In focus today
Focus remains on energy markets, as tensions in the Middle East continue to weigh on oil supply disruptions and market sentiment.
From the US, February PCE data and final Q4 GDP are due for release in the afternoon. While the PCE is the Fed’s preferred measure of inflation, the pre-war data will likely gather less attention than usual.
The Bank of Poland (NBP) is widely expected to keep the key rate unchanged at 3.75% at today’s meeting. Although Governor Glapinski has previously hinted that there might be the odd cut left in store for NBP, the Board has been unanimous over the last month in communicating that for the time being, a wait-and-see approach is to be preferred. And the recent ceasefire deal between the US and Iran is unlikely to have changed that, given the remaining uncertainties and its likely brittle status.
Economic and market news
What happened yesterday
Global markets breathed a sigh of relief as Brent crude fell 14% to USD 95/bbl and equities surged to one-month highs following President Trump’s announcement of a two-week ceasefire late Tuesday. However, the truce has failed to completely halt fighting across the region. Israel launched heavy strikes on Lebanon, while Hezbollah retaliated with rocket fire into northern Israel. Iran targeted Gulf neighbours’ critical oil and power infrastructure, adding to the volatility. Confusion over the terms of the ceasefire has emerged, with Iran believing it included Lebanon, while the US and Israel maintain it does not. The oil market has reacted with relative calm, suggesting that reported damages may be manageable for now. That said, Asian markets turned more cautious on Thursday, with Japan’s Nikkei flat and South Korea’s Kospi down 0.4% after sharp gains the previous day. Brent futures also edged up slightly to USD 97/bbl. The Strait of Hormuz remains blocked, though Iran has indicated it could reopen later this week subject to further agreements. Markets are closely watching for signs of increased traffic through the strait in the coming days.

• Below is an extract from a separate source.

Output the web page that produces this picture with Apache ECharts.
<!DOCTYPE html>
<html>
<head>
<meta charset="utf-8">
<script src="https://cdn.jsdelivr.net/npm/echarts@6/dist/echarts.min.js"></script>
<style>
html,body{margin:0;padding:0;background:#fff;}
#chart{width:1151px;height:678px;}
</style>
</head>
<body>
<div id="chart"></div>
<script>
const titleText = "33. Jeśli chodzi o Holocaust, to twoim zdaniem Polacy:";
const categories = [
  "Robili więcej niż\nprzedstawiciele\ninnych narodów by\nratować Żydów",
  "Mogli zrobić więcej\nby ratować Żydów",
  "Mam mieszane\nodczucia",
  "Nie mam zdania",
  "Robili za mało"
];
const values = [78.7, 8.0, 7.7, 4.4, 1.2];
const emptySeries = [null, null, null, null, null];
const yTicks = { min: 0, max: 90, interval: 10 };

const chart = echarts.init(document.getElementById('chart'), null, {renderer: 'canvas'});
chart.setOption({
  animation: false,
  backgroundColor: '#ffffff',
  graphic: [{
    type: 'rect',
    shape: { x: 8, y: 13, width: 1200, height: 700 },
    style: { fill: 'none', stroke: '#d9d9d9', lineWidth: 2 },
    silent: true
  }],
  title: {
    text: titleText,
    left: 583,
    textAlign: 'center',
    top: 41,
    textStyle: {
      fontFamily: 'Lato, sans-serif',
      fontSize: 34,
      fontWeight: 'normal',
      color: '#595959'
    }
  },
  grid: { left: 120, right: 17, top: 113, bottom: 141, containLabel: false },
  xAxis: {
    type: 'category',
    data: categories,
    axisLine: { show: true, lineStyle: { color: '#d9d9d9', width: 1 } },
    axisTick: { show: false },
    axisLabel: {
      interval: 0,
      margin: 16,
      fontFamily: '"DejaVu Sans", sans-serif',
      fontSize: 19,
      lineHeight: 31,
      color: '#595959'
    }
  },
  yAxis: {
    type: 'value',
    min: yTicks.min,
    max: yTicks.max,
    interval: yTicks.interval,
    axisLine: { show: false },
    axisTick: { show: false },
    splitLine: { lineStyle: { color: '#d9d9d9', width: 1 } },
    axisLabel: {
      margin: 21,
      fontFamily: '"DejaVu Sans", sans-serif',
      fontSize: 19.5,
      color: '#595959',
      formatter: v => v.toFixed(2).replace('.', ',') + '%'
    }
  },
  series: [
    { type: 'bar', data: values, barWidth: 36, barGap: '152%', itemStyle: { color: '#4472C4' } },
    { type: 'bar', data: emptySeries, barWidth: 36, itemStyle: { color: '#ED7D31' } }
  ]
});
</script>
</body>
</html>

In the US, FOMC minutes from the March meeting revealed a growing openness among policymakers to potential rate hikes, as concerns about persistently high inflation, driven by the war-related oil shock, outweighed earlier expectations. While the Fed held rates steady at 3.50-3.75%, several officials cited the risk of prolonged above-target inflation and its impact on core price trends. Despite this, most participants still viewed rate cuts as the baseline scenario, anticipating that the economic fallout from the Middle East conflict could weaken growth and labour markets.

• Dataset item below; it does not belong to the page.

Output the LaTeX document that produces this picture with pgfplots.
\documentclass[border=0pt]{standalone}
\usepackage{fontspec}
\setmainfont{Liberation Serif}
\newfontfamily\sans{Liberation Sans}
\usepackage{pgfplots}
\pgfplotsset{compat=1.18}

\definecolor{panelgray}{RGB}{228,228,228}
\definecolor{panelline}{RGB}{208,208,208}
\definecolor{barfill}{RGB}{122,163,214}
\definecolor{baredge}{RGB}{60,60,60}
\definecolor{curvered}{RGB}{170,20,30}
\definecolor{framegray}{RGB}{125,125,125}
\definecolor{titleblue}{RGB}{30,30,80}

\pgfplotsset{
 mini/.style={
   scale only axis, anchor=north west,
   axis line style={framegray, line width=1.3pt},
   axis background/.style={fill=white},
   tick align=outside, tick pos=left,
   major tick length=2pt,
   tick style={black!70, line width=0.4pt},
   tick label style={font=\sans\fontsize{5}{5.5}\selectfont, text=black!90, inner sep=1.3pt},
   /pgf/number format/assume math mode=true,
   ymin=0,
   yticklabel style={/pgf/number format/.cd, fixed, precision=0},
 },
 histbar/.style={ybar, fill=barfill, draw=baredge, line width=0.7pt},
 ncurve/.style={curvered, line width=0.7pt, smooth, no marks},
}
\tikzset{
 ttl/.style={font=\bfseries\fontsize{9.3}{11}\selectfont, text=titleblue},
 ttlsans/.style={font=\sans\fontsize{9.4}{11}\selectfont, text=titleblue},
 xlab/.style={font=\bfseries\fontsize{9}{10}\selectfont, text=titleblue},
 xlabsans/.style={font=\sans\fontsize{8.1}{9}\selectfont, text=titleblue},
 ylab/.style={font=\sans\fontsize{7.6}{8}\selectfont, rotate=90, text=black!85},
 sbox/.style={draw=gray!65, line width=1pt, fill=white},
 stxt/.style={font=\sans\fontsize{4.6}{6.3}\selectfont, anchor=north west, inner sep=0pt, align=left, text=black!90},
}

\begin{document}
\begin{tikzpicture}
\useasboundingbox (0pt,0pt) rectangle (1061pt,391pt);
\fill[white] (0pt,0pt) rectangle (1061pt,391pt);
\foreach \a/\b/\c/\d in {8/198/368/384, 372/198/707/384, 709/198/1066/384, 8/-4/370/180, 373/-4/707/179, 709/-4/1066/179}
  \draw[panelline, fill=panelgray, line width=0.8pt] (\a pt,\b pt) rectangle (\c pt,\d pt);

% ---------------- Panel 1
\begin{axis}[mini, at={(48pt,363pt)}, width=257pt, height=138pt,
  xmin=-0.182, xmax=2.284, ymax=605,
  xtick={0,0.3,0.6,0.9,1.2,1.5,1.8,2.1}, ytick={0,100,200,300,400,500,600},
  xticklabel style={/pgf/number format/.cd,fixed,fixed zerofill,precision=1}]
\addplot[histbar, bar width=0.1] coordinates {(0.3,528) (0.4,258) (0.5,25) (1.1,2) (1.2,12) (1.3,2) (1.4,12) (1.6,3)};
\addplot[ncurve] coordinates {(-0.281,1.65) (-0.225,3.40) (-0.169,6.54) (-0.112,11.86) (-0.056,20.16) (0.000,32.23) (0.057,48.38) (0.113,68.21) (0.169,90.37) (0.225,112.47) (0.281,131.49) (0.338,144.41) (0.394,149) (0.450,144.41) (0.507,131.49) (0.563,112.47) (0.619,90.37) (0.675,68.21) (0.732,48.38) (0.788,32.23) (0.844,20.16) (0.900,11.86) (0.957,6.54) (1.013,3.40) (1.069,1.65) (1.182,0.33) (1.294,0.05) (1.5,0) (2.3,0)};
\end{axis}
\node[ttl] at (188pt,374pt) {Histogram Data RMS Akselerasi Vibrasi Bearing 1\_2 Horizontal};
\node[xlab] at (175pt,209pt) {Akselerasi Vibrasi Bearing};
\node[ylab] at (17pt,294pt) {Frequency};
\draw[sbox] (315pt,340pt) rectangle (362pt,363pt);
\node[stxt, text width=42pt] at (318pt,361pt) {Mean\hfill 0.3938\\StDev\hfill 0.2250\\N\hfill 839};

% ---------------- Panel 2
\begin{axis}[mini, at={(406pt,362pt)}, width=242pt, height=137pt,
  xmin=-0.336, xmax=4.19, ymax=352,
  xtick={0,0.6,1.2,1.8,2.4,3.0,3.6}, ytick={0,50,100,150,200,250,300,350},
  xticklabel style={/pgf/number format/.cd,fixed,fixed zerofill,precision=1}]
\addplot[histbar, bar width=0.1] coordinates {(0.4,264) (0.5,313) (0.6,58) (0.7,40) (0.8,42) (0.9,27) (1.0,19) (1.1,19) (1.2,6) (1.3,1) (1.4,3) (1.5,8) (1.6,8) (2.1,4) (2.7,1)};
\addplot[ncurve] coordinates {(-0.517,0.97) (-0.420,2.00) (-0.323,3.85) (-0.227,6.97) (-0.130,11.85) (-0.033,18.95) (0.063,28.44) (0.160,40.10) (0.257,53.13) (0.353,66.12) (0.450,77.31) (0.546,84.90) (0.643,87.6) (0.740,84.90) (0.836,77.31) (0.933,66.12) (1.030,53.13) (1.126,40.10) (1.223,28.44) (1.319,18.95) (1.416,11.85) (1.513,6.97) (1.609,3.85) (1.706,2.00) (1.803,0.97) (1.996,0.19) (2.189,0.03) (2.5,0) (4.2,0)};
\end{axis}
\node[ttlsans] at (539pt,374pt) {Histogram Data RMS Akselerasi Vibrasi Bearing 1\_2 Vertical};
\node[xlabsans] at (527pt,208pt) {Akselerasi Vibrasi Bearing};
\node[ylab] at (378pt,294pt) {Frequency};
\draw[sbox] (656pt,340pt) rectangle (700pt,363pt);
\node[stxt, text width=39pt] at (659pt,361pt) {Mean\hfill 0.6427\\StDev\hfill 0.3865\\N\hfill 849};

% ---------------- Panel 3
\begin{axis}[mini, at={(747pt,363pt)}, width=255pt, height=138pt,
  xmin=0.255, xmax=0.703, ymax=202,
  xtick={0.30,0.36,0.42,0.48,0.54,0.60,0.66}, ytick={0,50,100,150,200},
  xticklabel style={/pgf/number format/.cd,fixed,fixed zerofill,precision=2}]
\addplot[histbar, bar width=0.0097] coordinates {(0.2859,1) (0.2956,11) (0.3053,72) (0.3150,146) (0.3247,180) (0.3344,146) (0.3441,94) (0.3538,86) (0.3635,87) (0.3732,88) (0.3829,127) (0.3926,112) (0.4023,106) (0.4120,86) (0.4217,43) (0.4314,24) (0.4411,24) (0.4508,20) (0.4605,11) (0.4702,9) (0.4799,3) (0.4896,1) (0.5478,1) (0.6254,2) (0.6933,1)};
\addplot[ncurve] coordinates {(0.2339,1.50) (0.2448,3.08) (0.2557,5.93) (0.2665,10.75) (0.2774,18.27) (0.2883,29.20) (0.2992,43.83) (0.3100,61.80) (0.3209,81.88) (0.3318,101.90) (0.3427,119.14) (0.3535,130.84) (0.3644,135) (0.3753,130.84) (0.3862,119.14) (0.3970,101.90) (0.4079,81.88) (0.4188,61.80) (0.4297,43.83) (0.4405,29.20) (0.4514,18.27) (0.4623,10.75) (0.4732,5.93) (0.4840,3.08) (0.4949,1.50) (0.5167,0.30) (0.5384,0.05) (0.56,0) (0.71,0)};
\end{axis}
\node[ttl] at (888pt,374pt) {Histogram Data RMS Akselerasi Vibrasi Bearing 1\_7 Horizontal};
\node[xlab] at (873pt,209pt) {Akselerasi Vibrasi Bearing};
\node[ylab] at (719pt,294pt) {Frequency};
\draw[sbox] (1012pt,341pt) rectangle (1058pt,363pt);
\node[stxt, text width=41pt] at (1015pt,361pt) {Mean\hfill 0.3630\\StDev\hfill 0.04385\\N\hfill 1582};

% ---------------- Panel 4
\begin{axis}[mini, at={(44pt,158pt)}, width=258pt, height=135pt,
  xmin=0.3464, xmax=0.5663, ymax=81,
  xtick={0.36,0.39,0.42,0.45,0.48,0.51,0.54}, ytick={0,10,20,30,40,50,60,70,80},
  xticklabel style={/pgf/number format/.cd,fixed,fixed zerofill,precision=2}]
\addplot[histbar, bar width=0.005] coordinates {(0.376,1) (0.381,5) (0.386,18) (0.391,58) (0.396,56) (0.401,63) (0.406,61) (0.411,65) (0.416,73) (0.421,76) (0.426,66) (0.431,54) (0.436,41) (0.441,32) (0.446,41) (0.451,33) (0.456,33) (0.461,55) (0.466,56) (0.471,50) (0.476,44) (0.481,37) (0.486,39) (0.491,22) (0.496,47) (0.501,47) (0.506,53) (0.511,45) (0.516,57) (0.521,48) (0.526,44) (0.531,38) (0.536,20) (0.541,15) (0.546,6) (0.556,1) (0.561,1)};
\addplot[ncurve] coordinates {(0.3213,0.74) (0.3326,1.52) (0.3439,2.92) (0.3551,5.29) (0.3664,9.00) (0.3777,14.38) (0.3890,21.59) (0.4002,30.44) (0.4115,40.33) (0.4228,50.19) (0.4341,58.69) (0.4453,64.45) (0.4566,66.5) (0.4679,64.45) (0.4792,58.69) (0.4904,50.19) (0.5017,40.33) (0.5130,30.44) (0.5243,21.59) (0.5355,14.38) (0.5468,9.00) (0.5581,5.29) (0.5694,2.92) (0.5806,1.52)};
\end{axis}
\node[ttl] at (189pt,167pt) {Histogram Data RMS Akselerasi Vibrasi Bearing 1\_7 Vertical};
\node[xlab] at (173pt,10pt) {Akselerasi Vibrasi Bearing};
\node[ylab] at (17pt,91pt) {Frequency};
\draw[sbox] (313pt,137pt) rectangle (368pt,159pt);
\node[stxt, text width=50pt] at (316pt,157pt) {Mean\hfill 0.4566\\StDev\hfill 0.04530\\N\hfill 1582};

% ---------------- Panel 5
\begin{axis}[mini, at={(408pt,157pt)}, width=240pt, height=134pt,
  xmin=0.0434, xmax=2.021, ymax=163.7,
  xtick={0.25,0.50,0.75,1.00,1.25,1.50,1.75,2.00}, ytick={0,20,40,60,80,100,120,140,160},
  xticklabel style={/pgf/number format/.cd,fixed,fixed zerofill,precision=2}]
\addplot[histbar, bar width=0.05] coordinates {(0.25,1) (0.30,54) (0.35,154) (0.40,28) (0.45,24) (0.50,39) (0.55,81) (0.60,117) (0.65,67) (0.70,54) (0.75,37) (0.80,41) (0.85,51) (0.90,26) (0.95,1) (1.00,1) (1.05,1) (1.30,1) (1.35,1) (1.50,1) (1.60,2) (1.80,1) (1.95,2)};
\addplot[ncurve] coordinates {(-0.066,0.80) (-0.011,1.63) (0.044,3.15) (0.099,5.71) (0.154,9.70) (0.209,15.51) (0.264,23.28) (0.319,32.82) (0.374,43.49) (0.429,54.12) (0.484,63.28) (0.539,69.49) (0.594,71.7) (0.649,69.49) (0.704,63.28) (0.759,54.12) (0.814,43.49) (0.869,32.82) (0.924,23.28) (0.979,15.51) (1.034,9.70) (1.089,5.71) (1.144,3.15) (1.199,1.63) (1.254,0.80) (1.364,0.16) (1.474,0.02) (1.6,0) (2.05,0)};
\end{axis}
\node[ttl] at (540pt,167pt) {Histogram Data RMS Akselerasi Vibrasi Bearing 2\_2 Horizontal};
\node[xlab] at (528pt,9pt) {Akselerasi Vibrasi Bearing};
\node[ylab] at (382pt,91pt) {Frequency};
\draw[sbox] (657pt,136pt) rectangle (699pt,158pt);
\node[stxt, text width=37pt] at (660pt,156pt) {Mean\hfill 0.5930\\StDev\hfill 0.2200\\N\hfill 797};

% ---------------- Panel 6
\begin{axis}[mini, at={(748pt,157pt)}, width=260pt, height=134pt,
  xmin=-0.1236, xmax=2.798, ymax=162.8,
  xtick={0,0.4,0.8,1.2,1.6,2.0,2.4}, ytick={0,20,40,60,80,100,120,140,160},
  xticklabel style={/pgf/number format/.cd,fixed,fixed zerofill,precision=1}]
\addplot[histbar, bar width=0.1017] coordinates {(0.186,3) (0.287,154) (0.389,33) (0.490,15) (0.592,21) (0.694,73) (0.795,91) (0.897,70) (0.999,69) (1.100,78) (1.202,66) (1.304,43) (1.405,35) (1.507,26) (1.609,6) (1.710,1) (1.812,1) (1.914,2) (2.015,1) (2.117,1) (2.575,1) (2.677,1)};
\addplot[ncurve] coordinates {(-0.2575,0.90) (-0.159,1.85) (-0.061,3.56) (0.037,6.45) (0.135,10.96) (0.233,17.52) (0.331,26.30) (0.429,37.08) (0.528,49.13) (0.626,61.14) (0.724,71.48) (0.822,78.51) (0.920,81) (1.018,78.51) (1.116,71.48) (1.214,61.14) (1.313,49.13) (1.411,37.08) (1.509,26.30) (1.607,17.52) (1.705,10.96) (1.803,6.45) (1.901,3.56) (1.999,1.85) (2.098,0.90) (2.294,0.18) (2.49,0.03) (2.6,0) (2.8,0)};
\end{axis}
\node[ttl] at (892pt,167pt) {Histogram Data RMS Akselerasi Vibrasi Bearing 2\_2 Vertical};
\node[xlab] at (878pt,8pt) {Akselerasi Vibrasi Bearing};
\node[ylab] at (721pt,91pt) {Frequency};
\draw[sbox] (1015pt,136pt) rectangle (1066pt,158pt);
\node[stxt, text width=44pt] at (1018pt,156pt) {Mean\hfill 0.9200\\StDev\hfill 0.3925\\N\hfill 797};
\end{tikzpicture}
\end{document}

Equities: Global equities rallied sharply yesterday in the wake of the Iran ceasefire headlines, leaving global benchmarks just ~2% below all-time highs and back in positive territory year-to-date. Unsurprisingly, the move was characterized by a strong cyclical rotation, while energy stood out as the clear underperformer. At the same time, minimum volatility significantly lagged; in fact, min vol is now the worst-performing factor since our latest strategy report in early March, standing in stark contrast to the heavy flow of geopolitical risk over the past month.
Notably, the rebound dynamics show a clear reversal pattern: the strongest moves were seen in Asia and Europe, and at industry level, semiconductors outperformed energy by ~15% yesterday alone. While US moves were more muted, it is worth noting that yesterday marked the sixth consecutive positive session for the S&P 500.
This morning, with uncertainties around how the ceasefire will evolve, Asian equities are giving back some of the gains. European and US futures are also modestly lower.
FI and FX: EUR/USD initially rallied on the ceasefire, but with stirring doubts regarding the longevity of the deal we saw the greenback slowly crawl back, as well as equities softening a tad and risky assets in general retrace some of the earlier moves. The SEK had a stellar first half of the session, with EUR/SEK briefly printing 10.75, before turning 10 figures higher in the latter half, currently sitting close to 10.90. Also, US treasuries saw partial reversals of the initial ceasefire rally, with a modest bear-flattening of the curve, supported a slight hawkish lean to the March FOMC minutes. The NOK failed to capitalize on the rallying risk sentiment, weighed down by the decline in energy prices, highlighting the tug-of-war that is likely to dominate the NOK over the coming weeks.